Everything from the first line down to the line containing "ax.yaxis.set_label_coords((39-94)/532, (543-320)/467)" is to be retyped exactly, both ends included, with pictures left out.
>> START SUPPLIED DATA
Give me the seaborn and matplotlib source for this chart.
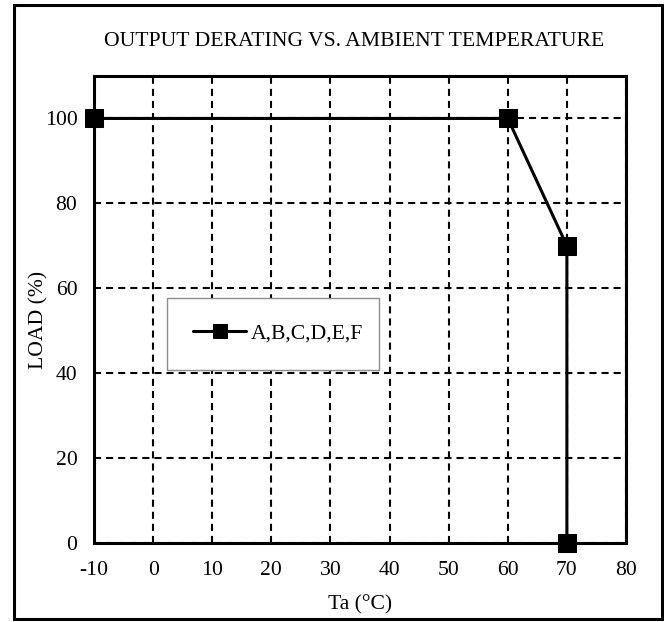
import numpy as np
import pandas as pd
import matplotlib
matplotlib.use("Agg")
import matplotlib.pyplot as plt
import seaborn as sns
from matplotlib.patches import Rectangle

# derating curve
temp = [-10, 60, 70, 70]
load = [100, 100, 70, 0]
series = "A,B,C,D,E,F"

x_ticks = [-10, 0, 10, 20, 30, 40, 50, 60, 70, 80]
y_ticks = [0, 20, 40, 60, 80, 100]

sns.set_style("white")
plt.rcParams['font.family'] = ['Liberation Serif', 'DejaVu Serif']
plt.rcParams['axes.unicode_minus'] = False
plt.rcParams['text.color'] = 'black'
plt.rcParams['axes.labelcolor'] = 'black'

fs = 15.6

df = pd.DataFrame({"Ta": temp, "Load": load, "grp": series})

fig = plt.figure(figsize=(6.64, 6.22), dpi=100)
ax = fig.add_axes([94/664, 1-543/622, 532/664, 467/622])

ax.set_xlim(-10, 80)
ax.set_ylim(0, 110)
ax.set_xticks(x_ticks)
ax.set_yticks(y_ticks)
ax.grid(True, color="black", linestyle=(0, (3.4, 2.4)), linewidth=1.5)
ax.set_axisbelow(True)

sns.lineplot(data=df, x="Ta", y="Load", hue="grp", palette=["black"], sort=False,
             estimator=None, marker="s", markersize=13, markeredgecolor="black",
             linewidth=2.2, ax=ax, clip_on=False, zorder=5)

for s in ax.spines.values():
    s.set_linewidth(2.2)
    s.set_color("black")
ax.tick_params(axis="both", length=0, labelsize=fs, colors="black")
ax.tick_params(axis="x", pad=13)
ax.tick_params(axis="y", pad=12)

ax.set_xlabel("Ta (°C)", fontsize=fs, labelpad=11, color="black")
ax.set_ylabel("LOAD (%)", fontsize=fs, va="center", color="black")
ax.yaxis.set_label_coords((39-94)/532, (543-320)/467)

leg = ax.legend(loc="lower left", bbox_to_anchor=((167-94)/532, (543-370)/467, (379-167)/532, 75/467),
                mode="expand", fontsize=fs, frameon=True, fancybox=False,
                handlelength=2.45, handletextpad=0.2, borderpad=1.2, borderaxespad=0, title=None)
leg.get_frame().set_edgecolor("#8c8c8c")
leg.get_frame().set_linewidth(1.0)
leg.get_frame().set_facecolor("white")
leg.get_frame().set_alpha(1)
for h in leg.legend_handles:
    h.set_markersize(10)
for t in leg.get_texts():
    t.set_color("black")

fig.text(354/664, 1-42/622, "OUTPUT DERATING VS. AMBIENT TEMPERATURE",
         ha="center", va="center", fontsize=fs, color="black")

fig.patches.append(Rectangle((14/664, 3/622), 648/664, 614/622, transform=fig.transFigure,
                             fill=False, edgecolor="black", linewidth=2.2))

fig.savefig("out.png", dpi=100)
>> END SUPPLIED DATA
*SOLUTION TO THIS TASK*:
Give me the seaborn and matplotlib source for this chart.
import numpy as np
import pandas as pd
import matplotlib
matplotlib.use("Agg")
import matplotlib.pyplot as plt
import seaborn as sns
from matplotlib.patches import Rectangle

# derating curve
temp = [-10, 60, 70, 70]
load = [100, 100, 70, 0]
series = "A,B,C,D,E,F"

x_ticks = [-10, 0, 10, 20, 30, 40, 50, 60, 70, 80]
y_ticks = [0, 20, 40, 60, 80, 100]

sns.set_style("white")
plt.rcParams['font.family'] = ['Liberation Serif', 'DejaVu Serif']
plt.rcParams['axes.unicode_minus'] = False
plt.rcParams['text.color'] = 'black'
plt.rcParams['axes.labelcolor'] = 'black'

fs = 15.6

df = pd.DataFrame({"Ta": temp, "Load": load, "grp": series})

fig = plt.figure(figsize=(6.64, 6.22), dpi=100)
ax = fig.add_axes([94/664, 1-543/622, 532/664, 467/622])

ax.set_xlim(-10, 80)
ax.set_ylim(0, 110)
ax.set_xticks(x_ticks)
ax.set_yticks(y_ticks)
ax.grid(True, color="black", linestyle=(0, (3.4, 2.4)), linewidth=1.5)
ax.set_axisbelow(True)

sns.lineplot(data=df, x="Ta", y="Load", hue="grp", palette=["black"], sort=False,
             estimator=None, marker="s", markersize=13, markeredgecolor="black",
             linewidth=2.2, ax=ax, clip_on=False, zorder=5)

for s in ax.spines.values():
    s.set_linewidth(2.2)
    s.set_color("black")
ax.tick_params(axis="both", length=0, labelsize=fs, colors="black")
ax.tick_params(axis="x", pad=13)
ax.tick_params(axis="y", pad=12)

ax.set_xlabel("Ta (°C)", fontsize=fs, labelpad=11, color="black")
ax.set_ylabel("LOAD (%)", fontsize=fs, va="center", color="black")
ax.yaxis.set_label_coords((39-94)/532, (543-320)/467)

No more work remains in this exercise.